The large Urban Co-operative
Banks(UCBs) might come only under the provisions of Banking Regulations (BR) Act
while smaller UCBs are to remain in the exclusive fold of Registrar of Co-operative
Societies (RoCS).These changes will bring forth a finale for the much debated
problem of dual control of UCBs, which has been in trend for the past 54 years.
These banks came into the scope of the RBI when some of the provisions of the
BR Act was extended to them effective from March 1996 even though RoCS remained
in power of the functioning of their boards and management.
In the revised setup, the inspection
of the UCBs will be done solely by central and those of others will be carried
out by the RoCS. But both large and small categories of UCBs will get cover
from the Deposit Insurance and the Credit Guarantee Corporation.
The new framework will affect
1551 UCBs which had a total business of 7.36 trillion Rupees according to the
last consolidated RBI’s report on Trend and Progress of banking in India,
2017-2018, out of which 4.56 trillion Rupees were deposits and 2.80 trillion in
advances.
A source has told the Business
Standard that the RBI and the Ministry of Finance are in advance talks and any changes are yet to be include in the
unnamed(as of now) Bill. The Bill is likely to be introduced in this session of
parliament. The Dual regulation is expected to go off with this bill.

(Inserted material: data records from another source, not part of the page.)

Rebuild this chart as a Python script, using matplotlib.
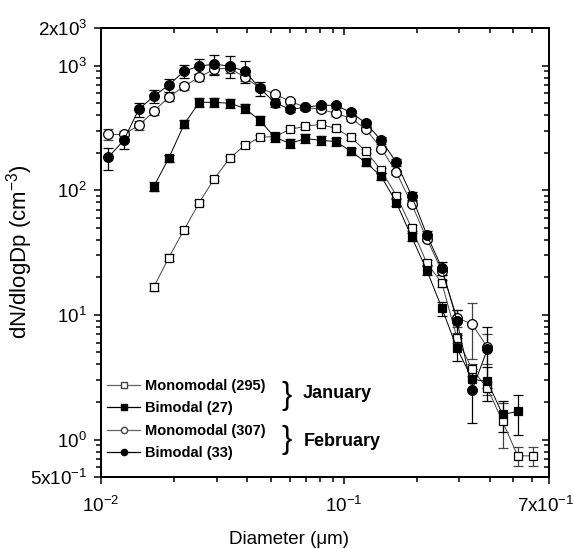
import matplotlib
matplotlib.use("Agg")
import matplotlib.pyplot as plt
from matplotlib.lines import Line2D
from matplotlib.ticker import FixedLocator, LogLocator, NullFormatter

plt.rcParams['font.family'] = ['Liberation Sans', 'DejaVu Sans']
plt.rcParams['mathtext.fontset'] = 'custom'
plt.rcParams['mathtext.rm'] = 'Liberation Sans'
plt.rcParams['mathtext.it'] = 'Liberation Sans:italic'
plt.rcParams['mathtext.bf'] = 'Liberation Sans:bold'

# particle diameters (um), SMPS channels
diam = [0.0107, 0.0124, 0.0143, 0.0165, 0.0190, 0.0220, 0.0254, 0.0293, 0.0339,
        0.0391, 0.0451, 0.0521, 0.0602, 0.0695, 0.0803, 0.0927, 0.1071, 0.1236,
        0.1428, 0.1649, 0.1904, 0.2199, 0.2539, 0.2932, 0.3386, 0.3910, 0.4515,
        0.5214, 0.6021]

# January monomodal (295) - starts at channel 3
jan_mono = [16.7, 28.7, 48.2, 79.5, 124, 180, 229, 265, 270, 308, 325, 338, 313,
            265, 205, 144, 90.5, 50, 26.1, 18, 6.5, 3.66, 2.58, 1.40, 0.74, 0.74]
jan_mono_err = [1.2, 1.8, 2.5, 4, 6, 8, 10, 11, 11, 12, 13, 13, 12, 10, 8, 6, 4,
                2.5, 1.5, 1.2, 0.6, 0.4, 0.3, 0.55, 0.13, 0.13]

# January bimodal (27) - starts at channel 3
jan_bi = [107, 180, 338, 507, 507, 498, 454, 363, 265, 237, 260, 251, 246, 205,
          167, 129, 79.5, 42.3, 22.9, 11.3, 5.4, 3.04, 2.93, 1.59, 1.68]
jan_bi_err = [9, 12, 25, 40, 45, 45, 40, 30, 22, 20, 20, 20, 18, 14, 11, 8, 5, 3,
              2, 1.5, 1.1, 0.5, 0.9, 0.45, 0.6]

# February monomodal (307)
feb_mono = [280, 280, 331, 429, 557, 683, 806, 936, 953, 806, 660, 589, 517, 462,
            445, 414, 377, 308, 216, 139, 78, 40.8, 22.5, 9.5, 8.4, 5.5]
feb_mono_err = [28, 20, 25, 30, 35, 42, 55, 75, 76, 56, 40, 30, 25, 20, 18, 17, 15,
                12, 9, 6, 3.5, 2, 1.5, 1.5, 4.0, 1.5]

# February bimodal (33)
feb_bi = [183, 251, 445, 567, 696, 901, 989, 1026, 989, 901, 658, 503, 445, 462,
          480, 480, 421, 344, 251, 167, 90.5, 44, 23.8, 8.9, 2.5, 5.3]
feb_bi_err = [37, 35, 58, 68, 77, 108, 138, 185, 200, 180, 86, 35, 22, 23, 24, 24,
              21, 17, 15, 12, 6.3, 3.5, 2.9, 2.0, 1.15, 2.7]

labels = ["Monomodal (295)", "Bimodal (27)", "Monomodal (307)", "Bimodal (33)"]

fig = plt.figure(figsize=(5.74, 5.49), dpi=100)
ax = fig.add_axes([0.176, 0.131, 0.780, 0.818])

series = [
    (diam[3:3 + len(jan_mono)], jan_mono, jan_mono_err, 's', 'white', '#444444', 6),
    (diam[3:3 + len(jan_bi)], jan_bi, jan_bi_err, 's', 'black', 'black', 6),
    (diam[:len(feb_mono)], feb_mono, feb_mono_err, 'o', 'white', '#444444', 7),
    (diam[:len(feb_bi)], feb_bi, feb_bi_err, 'o', 'black', 'black', 7),
]
for x, y, e, m, fc, lc, ms in series:
    ax.errorbar(x, y, yerr=e, marker=m, ms=ms, mfc=fc, mec='black', mew=0.9,
                color=lc, lw=0.7, ecolor=lc, elinewidth=0.9, capsize=3.5,
                capthick=0.9)

ax.set_xscale('log')
ax.set_yscale('log')
ax.set_xlim(0.01, 0.7)
ax.set_ylim(0.5, 2000)

ax.xaxis.set_major_locator(FixedLocator([0.01, 0.1, 0.7]))
ax.set_xticklabels([r'$\mathregular{10^{-2}}$', r'$\mathregular{10^{-1}}$', ''])
ax.xaxis.set_minor_locator(LogLocator(base=10, subs=range(2, 10), numticks=20))
ax.xaxis.set_minor_formatter(NullFormatter())

ax.yaxis.set_major_locator(FixedLocator([0.5, 1, 10, 100, 1000, 2000]))
ax.set_yticklabels([r'$\mathregular{5x10^{-1}}$', r'$\mathregular{10^{0}}$',
                    r'$\mathregular{10^{1}}$', r'$\mathregular{10^{2}}$',
                    r'$\mathregular{10^{3}}$', r'$\mathregular{2x10^{3}}$'])
ax.yaxis.set_minor_locator(LogLocator(base=10, subs=range(2, 10), numticks=20))
ax.yaxis.set_minor_formatter(NullFormatter())

ax.tick_params(which='both', direction='out', width=1.1, labelsize=13.5)
ax.tick_params(which='major', length=5)
ax.tick_params(which='minor', length=3.5)
ax.tick_params(axis='x', pad=8.5)
ax.tick_params(axis='y', pad=5)
for s in ax.spines.values():
    s.set_linewidth(1.3)

# last x tick label, shifted in so it stays inside the figure
ax.annotate(r'$\mathregular{7x10^{-1}}$', xy=(0.7, 0), xycoords=('data', 'axes fraction'),
            xytext=(-2.5, -13.5), textcoords='offset points', ha='center', va='top',
            fontsize=13.5)

# mirrored inward ticks on top and right
axt = ax.twiny()
axt.set_xscale('log')
axt.set_xlim(ax.get_xlim())
axt.xaxis.set_major_locator(FixedLocator([0.01, 0.1, 0.7]))
axt.xaxis.set_minor_locator(LogLocator(base=10, subs=range(2, 10), numticks=20))
axt.tick_params(which='both', direction='in', width=1.1, labeltop=False)
axt.tick_params(which='major', length=5)
axt.tick_params(which='minor', length=3.5)
axr = ax.twinx()
axr.set_yscale('log')
axr.set_ylim(ax.get_ylim())
axr.yaxis.set_major_locator(FixedLocator([0.5, 1, 10, 100, 1000, 2000]))
axr.yaxis.set_minor_locator(LogLocator(base=10, subs=range(2, 10), numticks=20))
axr.tick_params(which='both', direction='in', width=1.1, labelright=False)
axr.tick_params(which='major', length=5)
axr.tick_params(which='minor', length=3.5)
for a in (axt, axr):
    for s in a.spines.values():
        s.set_linewidth(1.3)

ax.set_xlabel('Diameter (μm)', fontsize=13.5)
ax.xaxis.set_label_coords(0.419, -0.12)
ax.set_ylabel(r'dN/dlogDp (cm$\mathregular{^{-3}}$)', fontsize=16)
ax.yaxis.set_label_coords(-0.147, 0.503)

handles = [
    Line2D([], [], marker='s', ms=4, mfc='white', mec='#444444', color='#666666', lw=0.9),
    Line2D([], [], marker='s', ms=4, mfc='black', mec='black', color='black', lw=0.9),
    Line2D([], [], marker='o', ms=4.5, mfc='white', mec='#444444', color='#666666', lw=0.9),
    Line2D([], [], marker='o', ms=4.5, mfc='black', mec='black', color='black', lw=0.9),
]
ax.legend(handles, labels, loc='upper left', bbox_to_anchor=(0.013, 0.219),
          frameon=False, borderpad=0, borderaxespad=0, handlelength=2.3,
          handletextpad=0.35, labelspacing=0.58,
          prop={'weight': 'bold', 'size': 10.5})

fig.text(0.499, 1 - 396 / 549, '}', fontsize=22, va='center', ha='center')
fig.text(0.499, 1 - 440 / 549, '}', fontsize=22, va='center', ha='center')
fig.text(0.527, 1 - 394 / 549, 'January', fontsize=13, fontweight='bold', va='center')
fig.text(0.530, 1 - 441 / 549, 'February', fontsize=13, fontweight='bold', va='center')

fig.savefig('out.png', dpi=100)
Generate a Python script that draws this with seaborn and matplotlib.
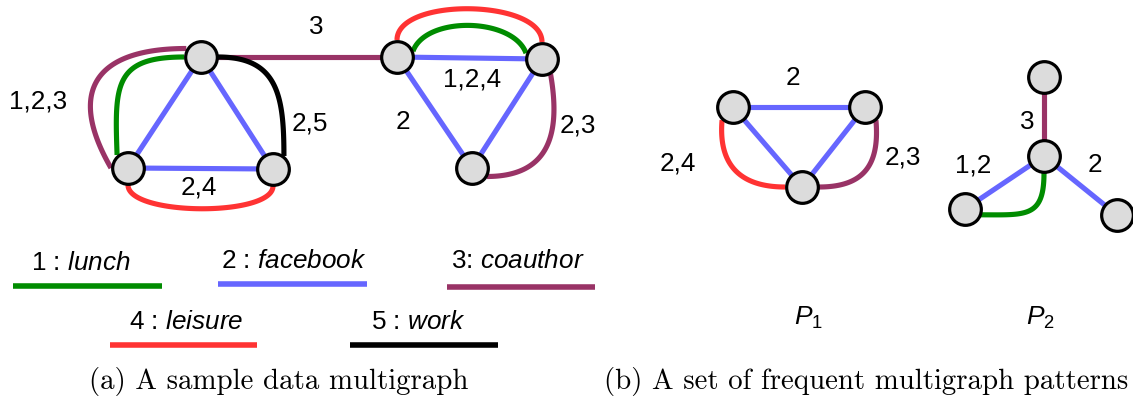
import numpy as np
import pandas as pd
import matplotlib.pyplot as plt
import seaborn as sns

# relation types (edge label number -> name, colour)
rel_ids = [1, 2, 3, 4, 5]
rel_names = ['lunch', 'facebook', 'coauthor', 'leisure', 'work']
rel_colors = ['#008c00', '#6666ff', '#993366', '#ff3333', '#000000']

# nodes (x, y in picture pixels, y pointing down)
node_names = ['a1', 'a2', 'a3', 'a4', 'a5', 'a6', 'p1', 'p2', 'p3', 'q1', 'q2', 'q3', 'q4']
node_x = [201, 128, 273, 397, 542, 472, 733, 865, 802, 1044, 1044, 965, 1117]
node_y = [57, 168, 169, 57, 59, 168, 107, 107, 187, 77, 156, 209, 215]

# straight edges
line_src = ['a1', 'a1', 'a2', 'a1', 'a4', 'a4', 'a5', 'p1', 'p1', 'p2', 'q1', 'q2', 'q2']
line_dst = ['a2', 'a3', 'a3', 'a4', 'a5', 'a6', 'a6', 'p2', 'p3', 'p3', 'q2', 'q3', 'q4']
line_rel = [2, 2, 2, 3, 2, 2, 2, 2, 2, 2, 3, 2, 2]

# curved (parallel) edges
arc_src = ['a2', 'a2', 'a1', 'a2', 'a4', 'a4', 'a5', 'p1', 'p2', 'q2']
arc_dst = ['a1', 'a1', 'a3', 'a3', 'a5', 'a5', 'a6', 'p3', 'p3', 'q3']
arc_rel = [3, 1, 5, 4, 1, 4, 3, 4, 3, 1]

# edge-set labels
edge_labels = ['1,2,3', '2,5', '2,4', '3', '1,2,4', '2', '2,3',
               '2', '2,4', '2,3', '3', '1,2', '2']

captions = ['(a) A sample data multigraph', '(b) A set of frequent multigraph patterns']
pattern_names = ['$\\mathit{P}_\\mathit{1}$', '$\\mathit{P}_\\mathit{2}$']

# ---- layout / styling ----
# arc shape: rim angle at src, tangent at src, rim angle at dst, tangent at dst, looseness
arc_shape = [(180, 120, 150, 180, 90), (130, 92, 180, 180, 70), (0, 0, 50, 90, 60),
             (270, 270, 270, 270, 31), (20, 70, 160, 110, 38), (90, 90, 90, 90, 43),
             (300, 280, 330, 0, 62), (230, 265, 180, 180, 45), (310, 275, 0, 0, 45),
             (270, 270, 340, 0, 45)]
label_pos = [(38, 102), (310, 124), (199, 187), (316, 27), (472, 80), (403, 122), (578, 126),
             (793, 78), (678, 163), (903, 158), (1027, 122), (973, 166), (1095, 165)]
legend_text_pos = [(81, 263), (294, 261), (518, 261), (186, 322), (418, 322)]
legend_line_x = [(13, 162), (218, 367), (447, 595), (110, 257), (350, 498)]
legend_line_y = [286, 284, 287, 345, 345]
caption_pos = [(279, 381), (866, 381)]
pattern_pos = [(808, 318), (1040, 318)]

R = 17
LW = 3.7

sns.set_theme(style='white')
plt.rcParams['font.family'] = ['Liberation Sans', 'DejaVu Sans']
plt.rcParams['text.color'] = 'black'
plt.rcParams['mathtext.fontset'] = 'custom'
plt.rcParams['mathtext.it'] = 'Liberation Sans:italic'
plt.rcParams['mathtext.rm'] = 'Liberation Sans'

color_of = dict(zip(rel_ids, rel_colors))
nodes = pd.DataFrame({'name': node_names, 'x': node_x, 'y': node_y}).set_index('name')


def unit(a):
    a = np.deg2rad(a)
    return np.array([np.cos(a), -np.sin(a)])


def bezier(p0, p1, p2, p3, n=80):
    t = np.linspace(0, 1, n)[:, None]
    return (1 - t) ** 3 * p0 + 3 * (1 - t) ** 2 * t * p1 + 3 * (1 - t) * t ** 2 * p2 + t ** 3 * p3


fig = plt.figure(figsize=(11.33, 4.0), dpi=100)
ax = fig.add_axes([0, 0, 1, 1])

for s, d, r in zip(line_src, line_dst, line_rel):
    ax.plot([nodes.x[s], nodes.x[d]], [nodes.y[s], nodes.y[d]], color=color_of[r],
            lw=LW, solid_capstyle='butt', zorder=2)

for s, d, r, (ra, ta, rb, tb, L) in zip(arc_src, arc_dst, arc_rel, arc_shape):
    pa = np.array([nodes.x[s], nodes.y[s]], float)
    pb = np.array([nodes.x[d], nodes.y[d]], float)
    p0 = pa + R * unit(ra)
    p3 = pb + R * unit(rb)
    pts = bezier(p0, p0 + L * unit(ta), p3 + L * unit(tb), p3)
    ax.plot(pts[:, 0], pts[:, 1], color=color_of[r], lw=LW, solid_capstyle='butt', zorder=2)

sns.scatterplot(data=nodes, x='x', y='y', s=520, color='#dcdcdc', edgecolor='black',
                linewidth=2.3, ax=ax, zorder=3, legend=False)
ax.set_xlim(0, 1133)
ax.set_ylim(400, 0)
ax.axis('off')

for txt, (x, y) in zip(edge_labels, label_pos):
    ax.text(x, y, txt, fontsize=18.8, ha='center', va='center')

for i, (rid, name) in enumerate(zip(rel_ids, rel_names)):
    sep = ': ' if rid == 3 else ' : '
    x, y = legend_text_pos[i]
    ax.text(x, y, f'{rid}{sep}$\\mathit{{{name}}}$', fontsize=18.8, ha='center', va='center')
    ax.plot(legend_line_x[i], [legend_line_y[i]] * 2, color=rel_colors[i], lw=4,
            solid_capstyle='butt')

for txt, (x, y) in zip(pattern_names, pattern_pos):
    ax.text(x, y, txt, fontsize=19, ha='center', va='center')

for txt, (x, y) in zip(captions, caption_pos):
    ax.text(x, y, txt, fontsize=20.8, ha='center', va='center', family='cmr10')

fig.savefig('out.png', dpi=100)
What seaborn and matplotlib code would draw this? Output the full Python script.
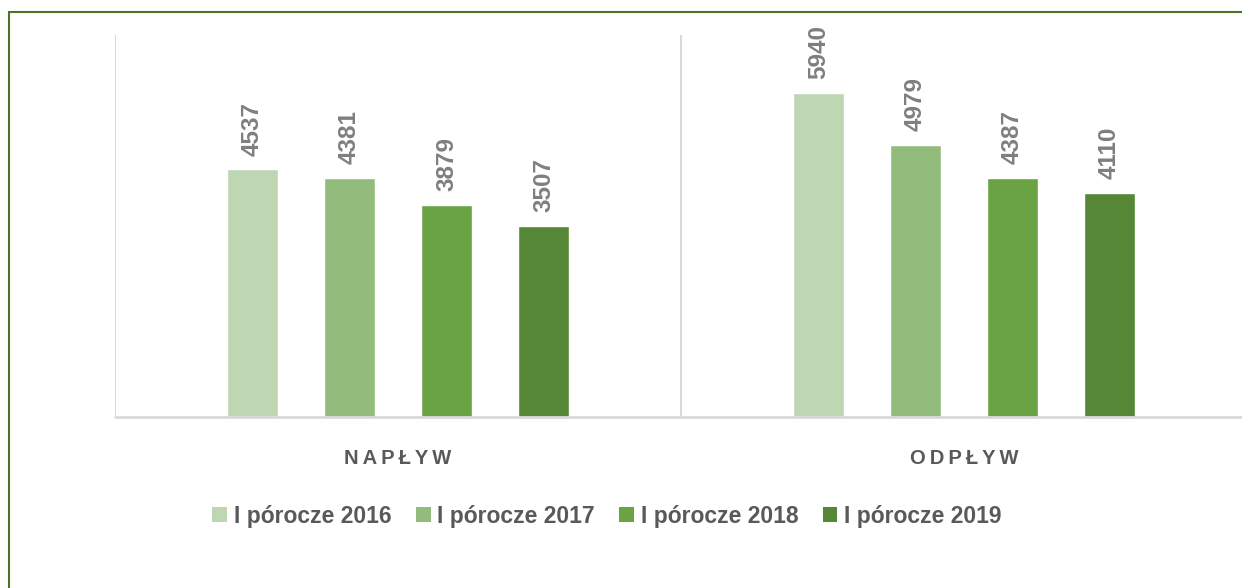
import pandas as pd
import matplotlib
matplotlib.use("Agg")
import matplotlib.pyplot as plt
from matplotlib.patches import Rectangle, Patch
import seaborn as sns

# Data
categories = ["NAPŁYW", "ODPŁYW"]
periods = ["I pórocze 2016", "I pórocze 2017", "I pórocze 2018", "I pórocze 2019"]
values_2016 = [4537, 5940]
values_2017 = [4381, 4979]
values_2018 = [3879, 4387]
values_2019 = [3507, 4110]
palette = ["#BFD6B3", "#93BB7C", "#6AA343", "#558736"]


def build_frame() -> pd.DataFrame:
    rows = []
    for period, vals in zip(periods, [values_2016, values_2017, values_2018, values_2019]):
        for cat, v in zip(categories, vals):
            rows.append({"kategoria": cat, "okres": period, "wartosc": v})
    return pd.DataFrame(rows)


def main() -> None:
    df = build_frame()

    sns.set_theme(style="white")
    plt.rcParams["font.family"] = ["Liberation Sans", "DejaVu Sans"]

    fig = plt.figure(figsize=(12.42, 5.88), dpi=100)
    ax = fig.add_axes([115 / 1242, 171 / 588, 1132 / 1242, 382 / 588])

    sns.barplot(
        data=df, x="kategoria", y="wartosc", hue="okres",
        order=categories, hue_order=periods, palette=palette,
        width=0.686, gap=0.47, saturation=1, legend=False, ax=ax,
    )

    # Data labels above the bars
    for container in ax.containers:
        ax.bar_label(container, fmt="%d", rotation=90, padding=10,
                     color="#7F7F7F", fontsize=17.5, fontweight="bold")

    ax.set_xlim(-0.5, 1.5)
    ax.set_ylim(0, 7000)
    ax.set_xlabel("")
    ax.set_ylabel("")
    ax.set_yticks([])
    for spine in ax.spines.values():
        spine.set_visible(False)
    ax.axhline(0, color="#D9D9D9", lw=2, clip_on=False)
    for x in [-0.5, 0.5, 1.5]:
        ax.axvline(x, color="#D9D9D9", lw=1.5)

    spaced = ["\u2009".join(list(c)) for c in categories]
    ax.set_xticks(range(len(categories)))
    ax.set_xticklabels(spaced, fontsize=14.5, fontweight="bold", color="#595959")
    ax.tick_params(axis="x", length=0, pad=23)

    handles = [Patch(facecolor=c, edgecolor="none") for c in palette]
    fig.legend(
        handles, periods, loc="center", ncol=4,
        bbox_to_anchor=(607 / 1242, 1 - 516 / 588), frameon=False,
        handlelength=0.65, handleheight=0.65, handletextpad=0.3,
        columnspacing=1.05,
        prop={"size": 16.5, "weight": "bold"}, labelcolor="#595959",
    )

    # Outer green frame of the chart area
    fig.patches.append(Rectangle(
        (9 / 1242, -0.1), 1.1, 1.1 - 12 / 588, transform=fig.transFigure,
        fill=False, edgecolor="#4F6F2A", lw=1.5,
    ))

    fig.savefig("out.png", dpi=100)


if __name__ == "__main__":
    main()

The
ministry handling the UCBs is the Ministry of Agriculture and the state
governments also have some say.
Attention has been drawn to the fact
that, the suggestion by R Gandhi Committee (2005), which set the threshold of
business size of Rs.20000 crore for conversion into commercial bank could be
revisited and even those below this point may be brought under the BR Act. This
is also in line with the committees view with a slight degree of difference
that such a conversion need not be made for a particular day and UCB’s growth
in terms of branches, area of operation and business line can be marked to
restricted unrestrained growth.
The larger UCBs have no option
but to convert into a scheduled commercial bank over a period of time. The
conversion into a small finance bank(SFB) is out of scope due to the
restrictions under the licence terms, which in turns restricts the ticket size
of loans and nature of business they can undertake.
The RBI has given the UCBs access
to its Central repository of information on large credits as an attempt to make
the database available to a larger audience in financial sector stakeholders, meanwhile
indicating what is in store for the UCBs. The UCBs which are to come fully
under the BR Act will be subjected to Basel III guidelines ,as of now they are
under the Basel I guidelines. The only conversion till date of a UCB into a
commercial bank is of DCB bank in 1996 which was not a forced one.